Given request: Using the listing below, extract each line that has the word "matplotlib" in it.

Data shown:

________________

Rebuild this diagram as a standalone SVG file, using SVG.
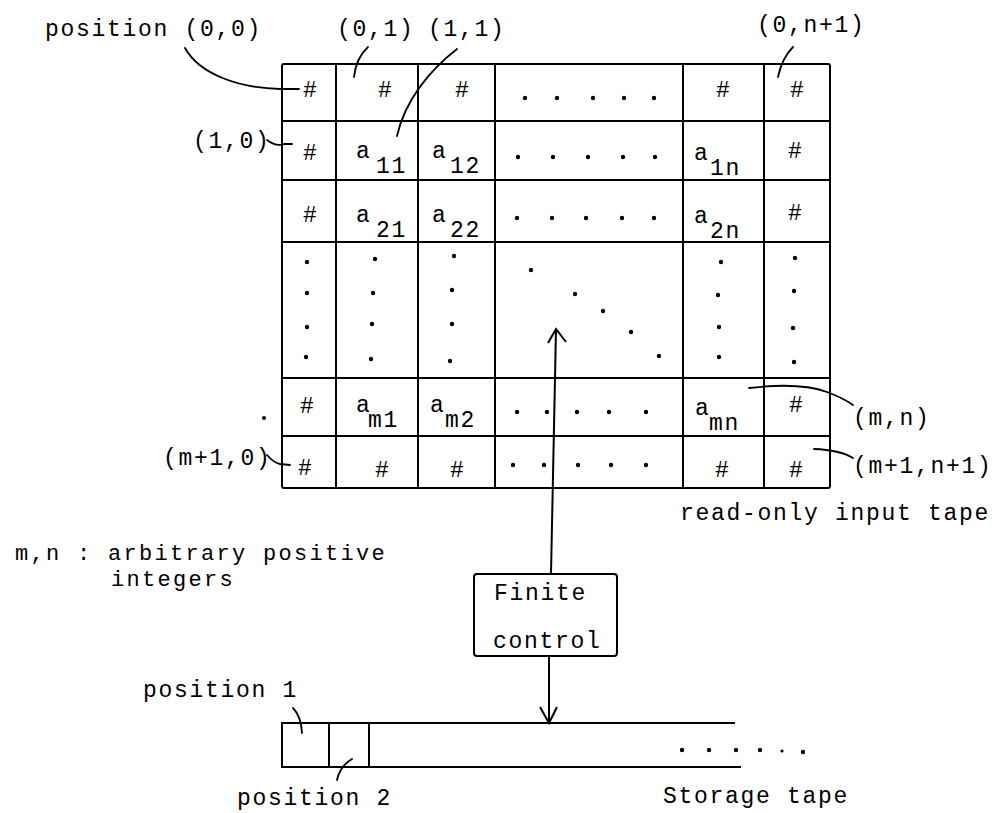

________________

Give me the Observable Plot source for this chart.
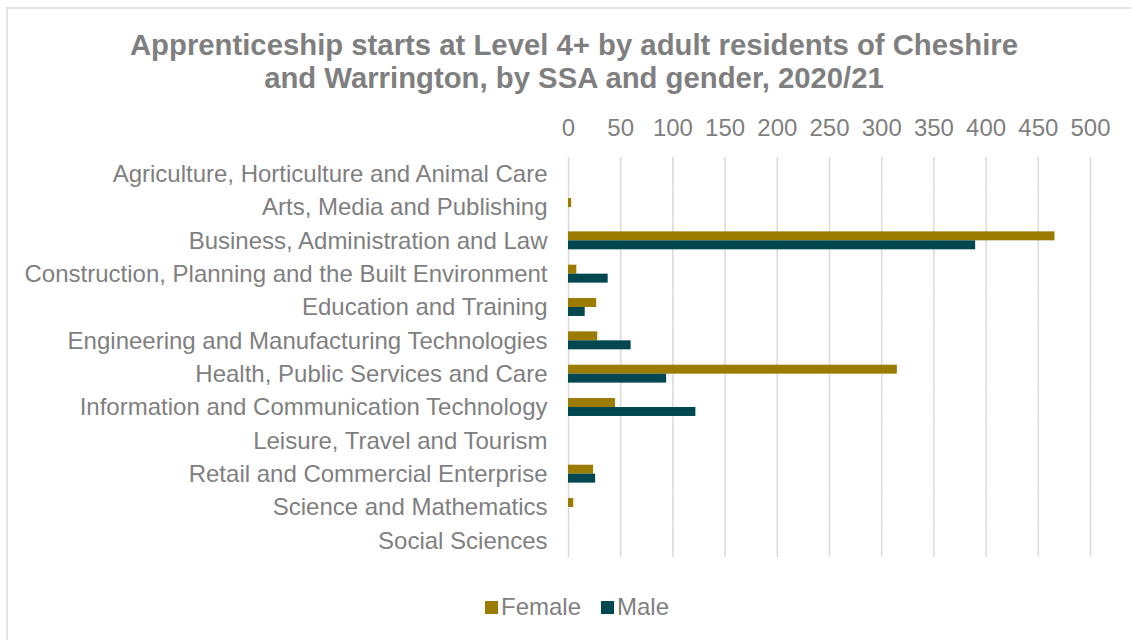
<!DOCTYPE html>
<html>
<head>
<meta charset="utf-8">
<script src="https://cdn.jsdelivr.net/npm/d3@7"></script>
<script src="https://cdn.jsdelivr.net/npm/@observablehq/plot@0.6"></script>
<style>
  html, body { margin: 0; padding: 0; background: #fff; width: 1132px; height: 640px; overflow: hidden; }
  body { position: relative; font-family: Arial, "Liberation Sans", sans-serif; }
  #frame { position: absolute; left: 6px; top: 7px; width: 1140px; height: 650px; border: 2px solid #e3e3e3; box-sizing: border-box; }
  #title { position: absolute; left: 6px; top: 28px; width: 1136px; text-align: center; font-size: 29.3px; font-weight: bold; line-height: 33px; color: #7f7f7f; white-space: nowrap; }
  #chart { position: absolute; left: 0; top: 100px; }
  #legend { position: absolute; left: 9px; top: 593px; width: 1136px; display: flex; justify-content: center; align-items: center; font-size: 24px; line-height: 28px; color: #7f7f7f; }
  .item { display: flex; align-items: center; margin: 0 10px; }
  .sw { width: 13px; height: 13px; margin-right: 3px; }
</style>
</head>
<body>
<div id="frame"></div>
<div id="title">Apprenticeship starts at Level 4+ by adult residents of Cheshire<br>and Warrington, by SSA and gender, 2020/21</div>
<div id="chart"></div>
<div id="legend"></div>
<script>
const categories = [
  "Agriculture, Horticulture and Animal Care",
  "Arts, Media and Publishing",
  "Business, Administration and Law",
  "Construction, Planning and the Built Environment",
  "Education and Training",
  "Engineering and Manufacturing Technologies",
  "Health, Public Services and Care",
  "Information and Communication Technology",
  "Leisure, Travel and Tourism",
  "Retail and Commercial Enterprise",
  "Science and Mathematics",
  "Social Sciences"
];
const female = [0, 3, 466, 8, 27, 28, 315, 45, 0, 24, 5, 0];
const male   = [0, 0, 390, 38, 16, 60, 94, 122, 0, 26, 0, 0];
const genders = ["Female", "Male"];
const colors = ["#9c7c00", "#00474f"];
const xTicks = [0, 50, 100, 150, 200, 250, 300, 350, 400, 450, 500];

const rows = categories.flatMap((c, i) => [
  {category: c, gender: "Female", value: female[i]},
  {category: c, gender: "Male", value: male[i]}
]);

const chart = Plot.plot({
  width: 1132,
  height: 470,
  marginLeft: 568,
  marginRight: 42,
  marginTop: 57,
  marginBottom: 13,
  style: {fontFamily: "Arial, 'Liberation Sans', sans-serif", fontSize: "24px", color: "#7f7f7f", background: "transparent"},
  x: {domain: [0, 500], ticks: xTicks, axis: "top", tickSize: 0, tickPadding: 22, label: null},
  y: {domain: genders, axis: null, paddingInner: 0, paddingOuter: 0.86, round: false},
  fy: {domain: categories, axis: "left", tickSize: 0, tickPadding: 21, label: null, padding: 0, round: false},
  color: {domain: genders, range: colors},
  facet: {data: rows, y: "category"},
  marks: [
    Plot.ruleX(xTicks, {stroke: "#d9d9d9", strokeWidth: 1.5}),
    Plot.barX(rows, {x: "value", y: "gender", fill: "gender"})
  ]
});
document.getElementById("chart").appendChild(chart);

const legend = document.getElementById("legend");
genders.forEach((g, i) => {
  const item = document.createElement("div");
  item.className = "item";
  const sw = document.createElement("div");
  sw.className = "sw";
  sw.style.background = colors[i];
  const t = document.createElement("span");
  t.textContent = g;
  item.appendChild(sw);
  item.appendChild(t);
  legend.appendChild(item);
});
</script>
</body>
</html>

________________

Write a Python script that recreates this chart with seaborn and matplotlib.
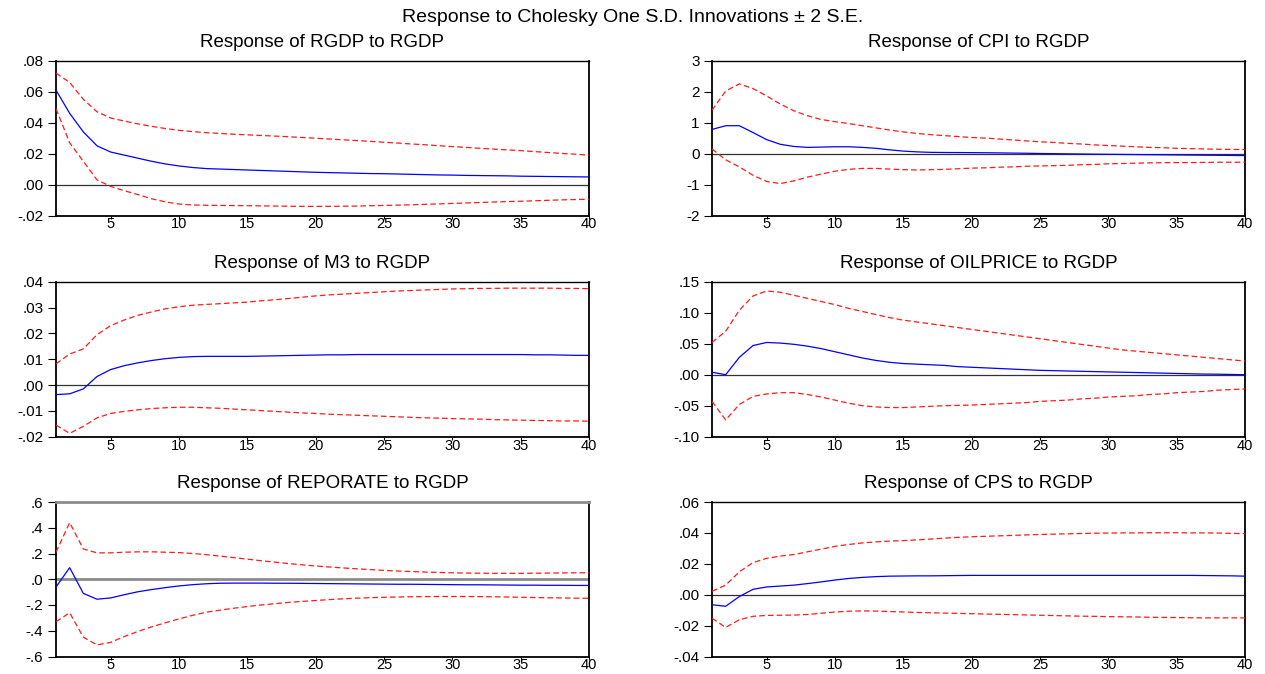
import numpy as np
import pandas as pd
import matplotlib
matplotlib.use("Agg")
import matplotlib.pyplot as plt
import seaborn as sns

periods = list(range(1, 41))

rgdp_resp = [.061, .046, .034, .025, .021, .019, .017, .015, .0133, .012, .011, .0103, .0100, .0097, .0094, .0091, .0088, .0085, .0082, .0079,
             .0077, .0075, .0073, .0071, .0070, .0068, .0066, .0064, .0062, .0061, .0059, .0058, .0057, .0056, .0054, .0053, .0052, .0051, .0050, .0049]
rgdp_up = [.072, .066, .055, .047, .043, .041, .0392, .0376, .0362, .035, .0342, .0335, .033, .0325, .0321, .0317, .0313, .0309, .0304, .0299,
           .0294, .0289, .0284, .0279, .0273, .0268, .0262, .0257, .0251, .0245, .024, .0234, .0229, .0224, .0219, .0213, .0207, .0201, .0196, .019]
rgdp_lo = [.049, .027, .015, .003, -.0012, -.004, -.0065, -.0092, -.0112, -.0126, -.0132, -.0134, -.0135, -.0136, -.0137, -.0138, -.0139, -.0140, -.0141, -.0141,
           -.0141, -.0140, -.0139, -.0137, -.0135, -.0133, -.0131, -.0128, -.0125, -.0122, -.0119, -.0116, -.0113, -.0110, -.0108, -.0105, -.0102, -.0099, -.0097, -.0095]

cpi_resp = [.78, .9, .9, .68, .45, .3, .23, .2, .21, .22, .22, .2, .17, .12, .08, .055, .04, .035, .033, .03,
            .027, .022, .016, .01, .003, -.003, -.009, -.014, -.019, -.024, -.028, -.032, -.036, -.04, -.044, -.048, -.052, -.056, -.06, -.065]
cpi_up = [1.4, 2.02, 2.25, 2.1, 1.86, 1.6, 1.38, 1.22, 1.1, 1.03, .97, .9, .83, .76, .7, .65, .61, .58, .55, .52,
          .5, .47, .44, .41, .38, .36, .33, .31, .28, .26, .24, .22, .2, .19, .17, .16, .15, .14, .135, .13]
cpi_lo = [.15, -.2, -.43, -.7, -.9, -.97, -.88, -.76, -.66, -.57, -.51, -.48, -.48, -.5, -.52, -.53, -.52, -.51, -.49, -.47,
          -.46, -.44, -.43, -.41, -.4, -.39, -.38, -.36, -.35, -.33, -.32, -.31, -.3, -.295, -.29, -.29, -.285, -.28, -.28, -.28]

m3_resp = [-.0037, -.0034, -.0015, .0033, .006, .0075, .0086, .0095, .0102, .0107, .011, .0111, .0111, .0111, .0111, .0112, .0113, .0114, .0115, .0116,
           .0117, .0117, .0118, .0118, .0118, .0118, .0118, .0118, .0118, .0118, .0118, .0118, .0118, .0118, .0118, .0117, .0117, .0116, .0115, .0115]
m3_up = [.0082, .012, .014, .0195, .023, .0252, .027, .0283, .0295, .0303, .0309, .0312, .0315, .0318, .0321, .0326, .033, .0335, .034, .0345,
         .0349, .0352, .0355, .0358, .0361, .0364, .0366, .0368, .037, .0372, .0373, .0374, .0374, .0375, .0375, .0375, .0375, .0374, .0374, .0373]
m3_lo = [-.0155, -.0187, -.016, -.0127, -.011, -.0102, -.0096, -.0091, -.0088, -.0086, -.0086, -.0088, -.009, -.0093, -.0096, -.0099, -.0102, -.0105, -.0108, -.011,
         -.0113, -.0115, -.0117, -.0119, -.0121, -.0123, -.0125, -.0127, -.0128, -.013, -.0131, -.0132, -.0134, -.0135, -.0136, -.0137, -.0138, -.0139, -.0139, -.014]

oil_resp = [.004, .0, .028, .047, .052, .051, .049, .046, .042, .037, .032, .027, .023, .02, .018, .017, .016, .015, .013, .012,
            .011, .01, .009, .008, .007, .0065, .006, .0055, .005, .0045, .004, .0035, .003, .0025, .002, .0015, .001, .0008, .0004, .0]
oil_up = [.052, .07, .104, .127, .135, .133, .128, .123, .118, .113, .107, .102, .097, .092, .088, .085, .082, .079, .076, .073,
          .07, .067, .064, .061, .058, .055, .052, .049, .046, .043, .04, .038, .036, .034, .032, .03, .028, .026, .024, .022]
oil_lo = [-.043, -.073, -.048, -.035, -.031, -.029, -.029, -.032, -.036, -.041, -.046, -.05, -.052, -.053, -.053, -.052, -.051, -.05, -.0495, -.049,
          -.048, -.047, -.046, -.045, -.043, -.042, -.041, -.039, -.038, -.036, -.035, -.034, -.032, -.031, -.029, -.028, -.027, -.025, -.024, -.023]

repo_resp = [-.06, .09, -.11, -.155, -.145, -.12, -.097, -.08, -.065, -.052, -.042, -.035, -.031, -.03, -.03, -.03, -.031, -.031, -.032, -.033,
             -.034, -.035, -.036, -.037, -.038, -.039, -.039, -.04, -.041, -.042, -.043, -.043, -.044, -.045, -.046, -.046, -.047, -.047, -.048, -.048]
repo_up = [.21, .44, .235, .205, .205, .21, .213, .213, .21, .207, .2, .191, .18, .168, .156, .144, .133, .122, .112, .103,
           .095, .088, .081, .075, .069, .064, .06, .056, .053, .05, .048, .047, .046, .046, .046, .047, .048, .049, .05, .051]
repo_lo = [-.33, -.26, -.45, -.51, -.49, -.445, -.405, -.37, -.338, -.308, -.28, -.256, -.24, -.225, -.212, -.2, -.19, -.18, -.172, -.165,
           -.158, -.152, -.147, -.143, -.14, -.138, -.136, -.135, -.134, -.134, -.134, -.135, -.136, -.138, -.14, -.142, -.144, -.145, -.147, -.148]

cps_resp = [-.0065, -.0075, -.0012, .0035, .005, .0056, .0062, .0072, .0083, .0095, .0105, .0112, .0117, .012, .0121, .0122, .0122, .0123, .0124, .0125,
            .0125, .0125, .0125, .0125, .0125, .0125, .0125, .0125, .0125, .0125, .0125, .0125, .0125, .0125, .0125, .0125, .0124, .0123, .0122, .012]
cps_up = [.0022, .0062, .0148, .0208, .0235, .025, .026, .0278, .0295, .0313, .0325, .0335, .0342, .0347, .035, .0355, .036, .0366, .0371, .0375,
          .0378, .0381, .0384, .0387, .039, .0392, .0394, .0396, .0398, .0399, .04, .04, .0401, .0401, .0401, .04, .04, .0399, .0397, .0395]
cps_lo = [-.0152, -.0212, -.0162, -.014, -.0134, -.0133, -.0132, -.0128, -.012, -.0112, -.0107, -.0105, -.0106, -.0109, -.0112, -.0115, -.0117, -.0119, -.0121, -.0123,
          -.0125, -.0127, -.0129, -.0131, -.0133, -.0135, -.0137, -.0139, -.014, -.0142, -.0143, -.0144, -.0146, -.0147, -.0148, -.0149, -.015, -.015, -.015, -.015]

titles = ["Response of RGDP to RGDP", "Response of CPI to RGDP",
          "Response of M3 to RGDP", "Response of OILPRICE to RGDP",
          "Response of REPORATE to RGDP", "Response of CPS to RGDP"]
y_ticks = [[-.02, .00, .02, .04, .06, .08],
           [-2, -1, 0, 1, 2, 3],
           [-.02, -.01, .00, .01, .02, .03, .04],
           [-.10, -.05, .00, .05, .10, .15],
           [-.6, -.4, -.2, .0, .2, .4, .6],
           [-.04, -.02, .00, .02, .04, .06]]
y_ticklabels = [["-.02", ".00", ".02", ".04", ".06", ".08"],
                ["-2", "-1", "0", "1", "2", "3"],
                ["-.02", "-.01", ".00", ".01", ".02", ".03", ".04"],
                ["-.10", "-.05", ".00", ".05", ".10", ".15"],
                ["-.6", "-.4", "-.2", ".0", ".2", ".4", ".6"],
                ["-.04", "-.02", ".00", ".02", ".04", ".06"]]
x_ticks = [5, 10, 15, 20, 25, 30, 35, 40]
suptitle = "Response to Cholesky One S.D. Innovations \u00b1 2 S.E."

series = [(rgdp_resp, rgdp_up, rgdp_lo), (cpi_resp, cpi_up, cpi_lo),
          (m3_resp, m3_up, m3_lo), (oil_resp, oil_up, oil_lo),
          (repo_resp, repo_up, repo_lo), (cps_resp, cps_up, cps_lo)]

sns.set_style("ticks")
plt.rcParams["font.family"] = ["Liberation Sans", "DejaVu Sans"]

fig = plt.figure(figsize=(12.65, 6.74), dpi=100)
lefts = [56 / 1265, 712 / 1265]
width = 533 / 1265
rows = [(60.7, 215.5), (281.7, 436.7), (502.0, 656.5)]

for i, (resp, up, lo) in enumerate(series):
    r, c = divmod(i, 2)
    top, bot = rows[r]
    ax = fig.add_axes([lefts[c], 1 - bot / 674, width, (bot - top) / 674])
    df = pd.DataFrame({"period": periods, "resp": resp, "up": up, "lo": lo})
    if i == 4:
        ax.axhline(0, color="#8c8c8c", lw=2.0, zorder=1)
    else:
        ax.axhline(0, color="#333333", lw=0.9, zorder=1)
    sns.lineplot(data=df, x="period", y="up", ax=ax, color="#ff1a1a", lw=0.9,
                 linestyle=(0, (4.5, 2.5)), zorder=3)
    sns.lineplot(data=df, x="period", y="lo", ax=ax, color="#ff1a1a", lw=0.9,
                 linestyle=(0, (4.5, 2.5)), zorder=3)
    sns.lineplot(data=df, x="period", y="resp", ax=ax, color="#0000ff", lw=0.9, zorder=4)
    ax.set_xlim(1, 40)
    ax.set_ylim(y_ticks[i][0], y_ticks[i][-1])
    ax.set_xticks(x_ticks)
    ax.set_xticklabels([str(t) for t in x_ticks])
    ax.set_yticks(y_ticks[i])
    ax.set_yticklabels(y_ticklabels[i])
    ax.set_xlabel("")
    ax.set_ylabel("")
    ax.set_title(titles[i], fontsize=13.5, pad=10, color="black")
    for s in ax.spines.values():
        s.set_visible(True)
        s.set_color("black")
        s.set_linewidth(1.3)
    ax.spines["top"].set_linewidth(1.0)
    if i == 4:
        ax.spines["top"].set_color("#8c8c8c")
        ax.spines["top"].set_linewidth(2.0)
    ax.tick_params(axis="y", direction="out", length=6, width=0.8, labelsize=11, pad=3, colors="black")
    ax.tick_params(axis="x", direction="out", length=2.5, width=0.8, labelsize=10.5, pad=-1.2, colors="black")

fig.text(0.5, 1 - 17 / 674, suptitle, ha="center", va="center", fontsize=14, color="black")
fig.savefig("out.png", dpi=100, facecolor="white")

________________

Answer in full:
Write a Python script that recreates this chart with seaborn and matplotlib.
import matplotlib
matplotlib.use("Agg")
import matplotlib.pyplot as plt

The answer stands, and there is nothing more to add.